At The Collective Body, a show co-curated by Diana Campbell Betancourt and Kathryn Weir at the National Gallery Bangladesh Shilpakala Academy, Sydney-based Taloi Havini installed Reclamation, a lightweight cane structure resting on a mound of soil. Havini emphasizes the impermanence of the traditional architecture of her matrilineal clan, Hakö; inside her structure, she also includes various collectives’ creative output, including the Mata Aho Collective, composed of four Maori women based in Aotearoa, New Zealand, and the Dhaka-based Artpro.[11]
This exhibition occurred on the occasion of the 2020 Dhaka Art Summit, the intention of which is to reconsider histories, movement, borders, and other fault lines through the lenses of art.[12] Betancourt is the artistic director of the Bangladesh based Samdani Art Foundation, which founded and manages the summit. At Shilpakala, Betancourt reconsidered the environmental and socio-cultural impact of exhibition-making. Having noticed that the build cost on exhibitions is often more than the fees provided for artwork, she began to invert her priorities, and had local fabricators create temporary jute walls on rented scaffolding, which could move with the show, but would not have to be destroyed and rebuilt every time the work was shown. The institution here begins to follow the lead of the artists and the locality, rather than presuming that conventions of exhibition-making and institution building know best.

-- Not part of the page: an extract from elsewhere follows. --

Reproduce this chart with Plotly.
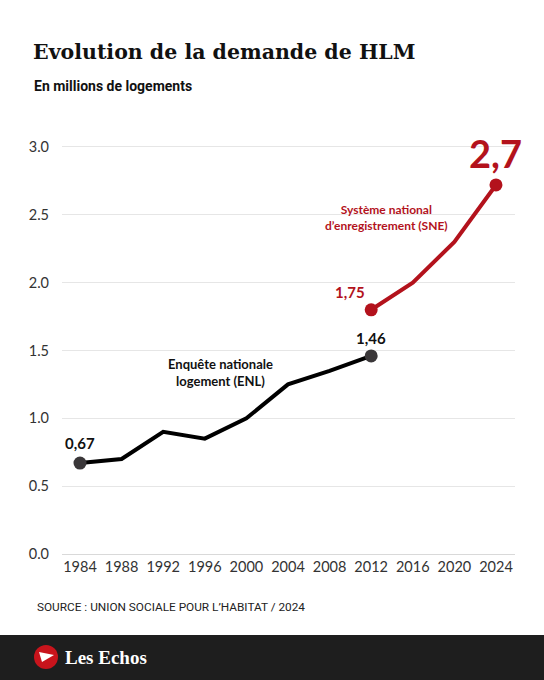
import plotly.graph_objects as go

# Enquête nationale logement (ENL)
enl_years = [1984, 1988, 1992, 1996, 2000, 2004, 2008, 2012]
enl_values = [0.67, 0.70, 0.90, 0.85, 1.00, 1.25, 1.35, 1.46]

# Système national d'enregistrement (SNE)
sne_years = [2012, 2016, 2020, 2024]
sne_values = [1.80, 2.00, 2.30, 2.72]

x_ticks = list(range(1984, 2025, 4))
y_ticks = [0.0, 0.5, 1.0, 1.5, 2.0, 2.5, 3.0]

RED = "#b3121c"
BODY_FONT = "Lato"

W, H = 544, 680
L, R, T, B = 62, 29, 130, 126
PW, PH = W - L - R, H - T - B


def px(x):
    # figure pixel -> paper x
    return (x - L) / PW


def py(y):
    # figure pixel -> paper y
    return (H - B - y) / PH


fig = go.Figure()

fig.add_trace(go.Scatter(
    x=enl_years, y=enl_values, mode="lines",
    line=dict(color="#000000", width=4), hoverinfo="skip"))
fig.add_trace(go.Scatter(
    x=[enl_years[0], enl_years[-1]], y=[enl_values[0], enl_values[-1]],
    mode="markers", marker=dict(color="#3a3739", size=13), hoverinfo="skip"))

fig.add_trace(go.Scatter(
    x=sne_years, y=sne_values, mode="lines",
    line=dict(color=RED, width=4), hoverinfo="skip"))
fig.add_trace(go.Scatter(
    x=[sne_years[0], sne_years[-1]], y=[sne_values[0], sne_values[-1]],
    mode="markers", marker=dict(color=RED, size=13), hoverinfo="skip"))

annotations = [
    # value labels
    dict(x=enl_years[0], y=enl_values[0], text="<b>0,67</b>", yshift=20,
         font=dict(size=15, color="#111111", family=BODY_FONT)),
    dict(x=enl_years[-1], y=enl_values[-1], text="<b>1,46</b>", yshift=18,
         font=dict(size=15, color="#111111", family=BODY_FONT)),
    dict(x=sne_years[0], y=sne_values[0], text="<b>1,75</b>", yshift=18, xshift=-21,
         font=dict(size=15, color=RED, family=BODY_FONT)),
    dict(x=sne_years[-1], y=sne_values[-1], text="<b>2,7</b>", yshift=32,
         font=dict(size=38, color=RED, family=BODY_FONT)),
    # series labels
    dict(x=2013.5, y=2.48, text="<b>Système national<br>d’enregistrement (SNE)</b>",
         font=dict(size=12, color=RED, family=BODY_FONT), align="center"),
    dict(x=1997.5, y=1.34, text="<b>Enquête nationale<br>logement (ENL)</b>",
         font=dict(size=13, color="#111111", family=BODY_FONT), align="center"),
    # titles, source and logo (pixel placement)
    dict(xref="paper", yref="paper", x=px(31), y=py(52), xanchor="left", yanchor="middle",
         text="<b>Evolution de la demande de HLM</b>",
         font=dict(size=20.5, color="#111111", family="DejaVu Serif")),
    dict(xref="paper", yref="paper", x=px(32), y=py(86), xanchor="left", yanchor="middle",
         text="<b>En millions de logements</b>",
         font=dict(size=14, color="#111111", family="Roboto")),
    dict(xref="paper", yref="paper", x=px(35), y=py(607), xanchor="left", yanchor="middle",
         text="SOURCE : UNION SOCIALE POUR L’HABITAT / 2024",
         font=dict(size=11.8, color="#222222", family="Roboto")),
    dict(xref="paper", yref="paper", x=px(63), y=py(657), xanchor="left", yanchor="middle",
         text="<b>Les Echos</b>",
         font=dict(size=19, color="#ffffff", family="Liberation Serif")),
]
for a in annotations:
    a["showarrow"] = False

shapes = [
    dict(type="rect", xref="paper", yref="paper",
         x0=px(0), x1=px(W), y0=py(H), y1=py(635),
         fillcolor="#1e1e1e", line=dict(width=0), layer="below"),
    dict(type="circle", xref="paper", yref="paper",
         x0=px(34), x1=px(58), y0=py(669), y1=py(645),
         fillcolor="#c8141c", line=dict(width=0)),
    dict(type="path", xref="paper", yref="paper",
         path="M {} {} L {} {} L {} {} Z".format(
             px(39), py(652), px(54), py(655), px(42), py(662)),
         fillcolor="#ffffff", line=dict(width=0)),
]

fig.update_layout(
    width=W, height=H,
    margin=dict(l=L, r=R, t=T, b=B),
    paper_bgcolor="#ffffff", plot_bgcolor="#ffffff",
    showlegend=False,
    annotations=annotations,
    shapes=shapes,
    xaxis=dict(
        range=[1982.27, 2025.83], tickvals=x_ticks, showgrid=False, zeroline=False,
        showline=False, ticks="", ticklabelstandoff=2,
        tickfont=dict(size=14.5, color="#333333", family=BODY_FONT)),
    yaxis=dict(
        range=[0, 3.125], tickvals=y_ticks, tickformat=".1f",
        showgrid=True, gridcolor="#e6e6e6", gridwidth=1,
        zeroline=True, zerolinecolor="#d9d9d9", zerolinewidth=1,
        showline=False, ticks="", ticklabelstandoff=12,
        tickfont=dict(size=14.5, color="#333333", family=BODY_FONT)),
)

fig.write_html(
    "out.html",
    config={"displayModeBar": False},
    post_script="document.body.style.margin='0';document.body.style.overflow='hidden';",
)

In particular, this latter example is a revision of an ostensible narrative around power, and it’s part of Betancourt’s talent for taking an active back seat to the artistic practices local to regions where she works. In general, art’s institutions reflect the privileges of exclusive capitalist projects tied to colonial histories of exploration and conquest. The artists mentioned here created institutional spaces for knowledge production inside of other institutions that necessarily fail at that enterprise. They’re not going to always or even often show their friends’ work; many artists will never do it – never write about each other, or curate each other into shows. Community is neither the premise of every artist’s work, nor any artist’s primary responsibility. Networks and capital will always influence reputation and access, and sales are a happy part of the exchange of goods for livelihood. Artists, though, are the actual agents of the art world, and as more of these horses enter more of these Troys, institutions should take heed of the flags they carry.